Biler som investering - En kvantitativ analyse af afkast og risiko: En kvantitativ analyse af afkast og risiko
Oversat titel
Cars as an Investment - A Quantitative Analysis of Return and Risk: A Quantitative Analysis of Return and Risk
Forfatter
Semester
4. semester
Uddannelse
Udgivelsesår
2025
Afleveret
2025-12-04
Antal sider
44
Abstract
This project looks at investment-cars as a niche market between classic finance assets and personal passion assets. The main question is whether selected “blue-chip” models can reasonably be treated as an alternative asset class and not just an expensive hobby for the ultra-rich. To answer this, I put numbers on return, risk and risk-adjusted performance and compare them with a simple, “boring”, liquid benchmark investment in MSCI World. The analysis is based on a self-constructed dataset of around 500 auction hammer prices in GBP for nine well-known collector models of both classic and modern cars, in the period 2013–2025. Prices are cleaned and aggregated to quarterly median levels per model, and I calculate log returns, annualised volatility and Sharpe ratios using a constant risk-free rate of 1% p.a. On that basis I build an equally weighted car index and compare it to MSCI World, measured at the same frequency.
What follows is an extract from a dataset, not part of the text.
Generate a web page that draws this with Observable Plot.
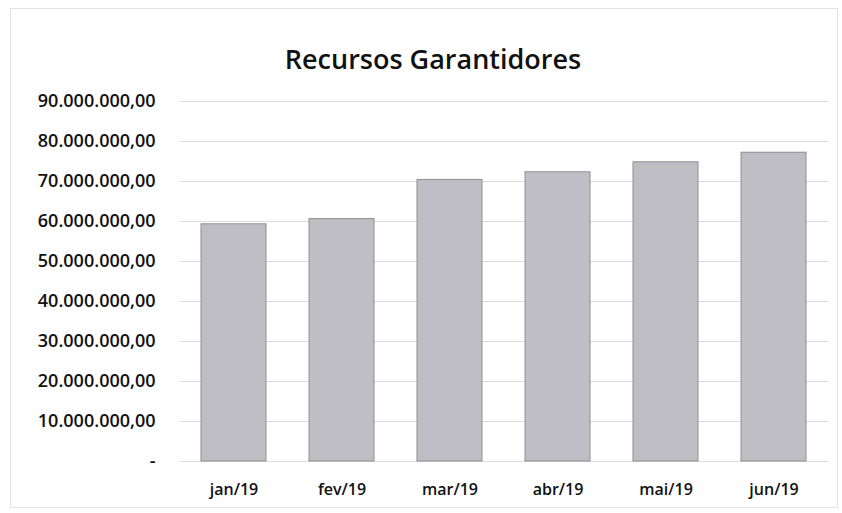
<!DOCTYPE html>
<html>
<head>
<meta charset="utf-8">
<script src="https://cdn.jsdelivr.net/npm/d3@7"></script>
<script src="https://cdn.jsdelivr.net/npm/@observablehq/plot@0.6"></script>
<style>
  html, body { margin: 0; padding: 0; background: #fff; }
  #wrap { position: relative; width: 842px; height: 513px; overflow: hidden; }
  #frame { position: absolute; left: 10px; top: 8px; width: 828px; height: 500px; border: 1px solid #e2e2e2; box-sizing: border-box; }
  #title { position: absolute; left: 0; width: 866px; top: 40px; text-align: center; font-family: "Open Sans", sans-serif; font-size: 27px; font-weight: 600; color: #111; }
  #chart { position: absolute; left: 0; top: 0; }
</style>
</head>
<body>
<div id="wrap">
  <div id="frame"></div>
  <div id="title">Recursos Garantidores</div>
  <div id="chart"></div>
</div>
<script>
const months = ["jan/19", "fev/19", "mar/19", "abr/19", "mai/19", "jun/19"];
const values = [59300000, 60600000, 70400000, 72300000, 74800000, 77200000];
const yTicks = [0, 10000000, 20000000, 30000000, 40000000, 50000000, 60000000, 70000000, 80000000, 90000000];

const data = months.map((m, i) => ({month: m, value: values[i]}));
const loc = d3.formatLocale({decimal: ",", thousands: ".", grouping: [3], currency: ["R$", ""]});
const fmt = loc.format(",.2f");

const chart = Plot.plot({
  width: 842,
  height: 513,
  marginTop: 101,
  marginBottom: 52,
  marginLeft: 179,
  marginRight: 14,
  style: {fontFamily: "Open Sans, sans-serif", fontSize: "16px", color: "#111", background: "transparent"},
  x: {domain: months, paddingInner: 0.4, paddingOuter: 0.2, label: null},
  y: {domain: [0, 90000000], label: null},
  marks: [
    Plot.gridY(yTicks, {stroke: "#dcdcdc", strokeOpacity: 1, strokeWidth: 1}),
    Plot.barY(data, {x: "month", y: "value", fill: "#bebec4", stroke: "#8f8f8f", strokeWidth: 1}),
    Plot.axisY(yTicks, {tickSize: 0, tickPadding: 24, tickFormat: d => d === 0 ? "-" : fmt(d), fontSize: 18, fontWeight: 600, fill: "#111"}),
    Plot.axisX({tickSize: 0, tickPadding: 22, fontSize: 16, fontWeight: 600, fill: "#111"})
  ]
});
document.getElementById("chart").appendChild(chart);
</script>
</body>
</html>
The calculations are supplemented by simple scenario and sensitivity analyses on ownership costs, auction fees and holding periods, and by a brief discussion of key market drivers for the collector market. In line with Damodaran’s distinction between valuation and pricing, the cars are treated as illiquid assets without cash flows, so pricing is based on comparable transactions rather than discounted cash-flow models. The results show that the car index delivers an annual gross return of about 11.7%, which is broadly in line with MSCI World over the same period, but with much higher volatility of around 40% compared with roughly 9% for the equity index. This leads to a clearly lower Sharpe ratio for cars. When realistic cost-of-carry and transaction costs are included, the net performance of cars falls under the liquid benchmark. At the same time, there is large dispersion between individual models, and data limitations (few trades, curated auction catalogues and “stale” prices) mean that the true risk is probably higher than the reported figures suggest. I conclude that investment-grade cars can be a meaningful, long-term supplement-investment for very wealthy and passionate collectors who get substantial utility from ownership, but that they are rarely attractive as a pure financial investment compared with low-cost global equity exposure. For most investors, classic cars should therefore be seen as a passion-driven niche allocation rather than a systematic way to outperform traditional markets.